You know what I don't like?
I don't like junk.

I don't like clutter or disorganization or unfolded clothes sitting in a hamper for days. Today as I was cleaning my room an audible sigh of relief came from my mouth the moment everything was put away in its place. I love how peaceful organization makes things. An area, whether a desk or a closet or a room, has so much purpose and a even sense of purity when the junk is gone.

You know what else I don't like?
I don't like spiritual junk.

Tonight in prayer I was talking to the Lord about all the junk that I have a bad habit of allowing in my life. I can almost feel it is I describe it: so often I spend my days turning from side to side, left to right, looking for something to distract me. I wouldn't admit this in the past... but it's true. I wander around, I keep myself busy, I try to fill my life, satisfy my thirst for purpose by drinking from a broken fountain-- things of this world that can not make me complete because they themselves are empty. I waste time and neglect my heart's desire to just be with the Lord. And in this... I neglect the Lord himself... Ah, but there is forgiveness and there is a God who loves me above and beyond all my sin and shame. Praise the Lord for that.

Do you ever feel like this? Do you ever feel like your entire day was spent being "busy" or being "distracted" or "wasting time"? I hate those kinds of days... but sometimes I still choose them.

I don't want to look to the left or the right anymore. I just want my eyes to be fixed on Christ. Tonight I prayed with authority and confidence that the Lord would help me slam the door shut that welcomes compromise and junk into my life.
Because compromise and junk and laziness just leave me feeling like junk.

But that's not who God made us, is it? Junk and frustration don't belong in our lives. I know that that which keeps me from Christ doesn't belong. It just doesn't make sense to hold onto things that only serve to distract us from the call of God. I want to hear His whispers and following the leading of the Holy Spirit... but that can't happen if I'm spending my day looking for the next thing to keep me entertained or "busy". Life lived for self is just so frustrating.

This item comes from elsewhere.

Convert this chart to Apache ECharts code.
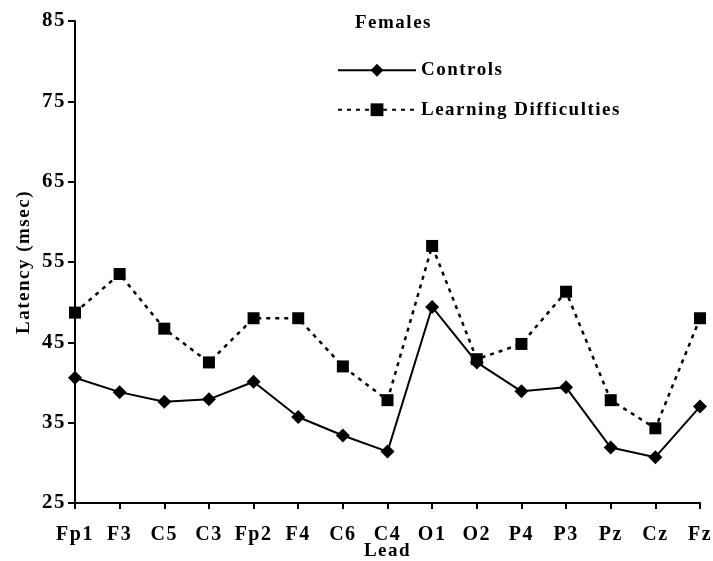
<!DOCTYPE html>
<html>
<head>
<meta charset="utf-8">
<script src="https://cdn.jsdelivr.net/npm/echarts@6/dist/echarts.min.js"></script>
<style>
  html, body { margin: 0; padding: 0; background: #fff; }
  #chart { width: 713px; height: 561px; }
</style>
</head>
<body>
<div id="chart"></div>
<script>
// EEG leads along the horizontal axis
const leads = ['Fp1', 'F3', 'C5', 'C3', 'Fp2', 'F4', 'C6', 'C4', 'O1', 'O2', 'P4', 'P3', 'Pz', 'Cz', 'Fz'];
// Mean latency (msec), females
const controls = [40.6, 38.8, 37.6, 37.9, 40.1, 35.7, 33.4, 31.4, 49.4, 42.5, 38.9, 39.4, 31.9, 30.7, 37.0];
const learningDifficulties = [48.7, 53.5, 46.7, 42.5, 48.0, 48.0, 42.0, 37.8, 57.0, 42.9, 44.8, 51.3, 37.8, 34.3, 48.0];
const yTicks = { min: 25, max: 85, step: 10 };

// Slightly tracked-out lettering for all chart text (applied to drawing and measuring alike)
(function () {
  const proto = CanvasRenderingContext2D.prototype;
  if (!('letterSpacing' in proto)) return;
  const tracking = '1.5px';
  const fill = proto.fillText, measure = proto.measureText;
  proto.fillText = function () { this.letterSpacing = tracking; return fill.apply(this, arguments); };
  proto.measureText = function () { this.letterSpacing = tracking; return measure.apply(this, arguments); };
})();

const serif = '"Liberation Serif", "Times New Roman", serif';
const chart = echarts.init(document.getElementById('chart'), null, { renderer: 'canvas' });

chart.setOption({
  backgroundColor: '#fff',
  animation: false,
  title: {
    text: 'Females',
    left: 355,
    top: 13,
    padding: 0,
    textStyle: { fontFamily: serif, fontWeight: 'bold', fontSize: 19, color: '#000' }
  },
  legend: {
    orient: 'vertical',
    left: 337,
    top: 60,
    padding: 0,
    itemWidth: 78,
    itemHeight: 16,
    itemGap: 19,
    textStyle: { fontFamily: serif, fontWeight: 'bold', fontSize: 19, color: '#000' },
    data: ['Controls', 'Learning Difficulties']
  },
  grid: { left: 75, right: 13, top: 21, bottom: 58, containLabel: false, outerBoundsMode: 'none' },
  xAxis: {
    type: 'category',
    data: leads,
    boundaryGap: false,
    name: 'Lead',
    nameLocation: 'middle',
    nameGap: 38,
    nameMoveOverlap: false,
    nameTextStyle: { fontFamily: serif, fontWeight: 'bold', fontSize: 19, color: '#000' },
    axisLine: { lineStyle: { color: '#000', width: 2 } },
    axisTick: { show: true, alignWithLabel: true, length: 6, lineStyle: { color: '#000', width: 2 } },
    axisLabel: { fontFamily: serif, fontWeight: 'bold', fontSize: 20, color: '#000', margin: 21, interval: 0 },
    splitLine: { show: false }
  },
  yAxis: {
    type: 'value',
    min: yTicks.min,
    max: yTicks.max,
    interval: yTicks.step,
    name: 'Latency (msec)',
    nameLocation: 'middle',
    nameGap: 41,
    nameMoveOverlap: false,
    nameRotate: 90,
    nameTextStyle: { fontFamily: serif, fontWeight: 'bold', fontSize: 19, color: '#000' },
    axisLine: { show: true, lineStyle: { color: '#000', width: 2 } },
    axisTick: { show: true, length: 7, lineStyle: { color: '#000', width: 2 } },
    axisLabel: { fontFamily: serif, fontWeight: 'bold', fontSize: 21, color: '#000', margin: 9 },
    splitLine: { show: false }
  },
  series: [
    {
      name: 'Controls',
      type: 'line',
      data: controls,
      symbol: 'diamond',
      symbolSize: 14,
      itemStyle: { color: '#000' },
      lineStyle: { color: '#000', width: 2, type: 'solid' },
      z: 3
    },
    {
      name: 'Learning Difficulties',
      type: 'line',
      data: learningDifficulties,
      symbol: 'rect',
      symbolSize: 12,
      itemStyle: { color: '#000' },
      lineStyle: { color: '#000', width: 2.5, type: [4, 5] },
      z: 2
    }
  ]
});
</script>
</body>
</html>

Junk keeps me from peace. Junk keeps me from sleep. It keeps me from building healthy relationships and even from the Lord. Because when junk starts to fill our lives, it tends to be what our flesh wants-- entertainment, stimulation, lack of responsibility.

But God offers something so much greater than junk and distraction... a life of purpose.
Purpose.


That's beautiful.

1 comment:

  1. Bonnie! This is so good, so true, and so what I needed to read (and yes, I'm creeping on your blog. hehe).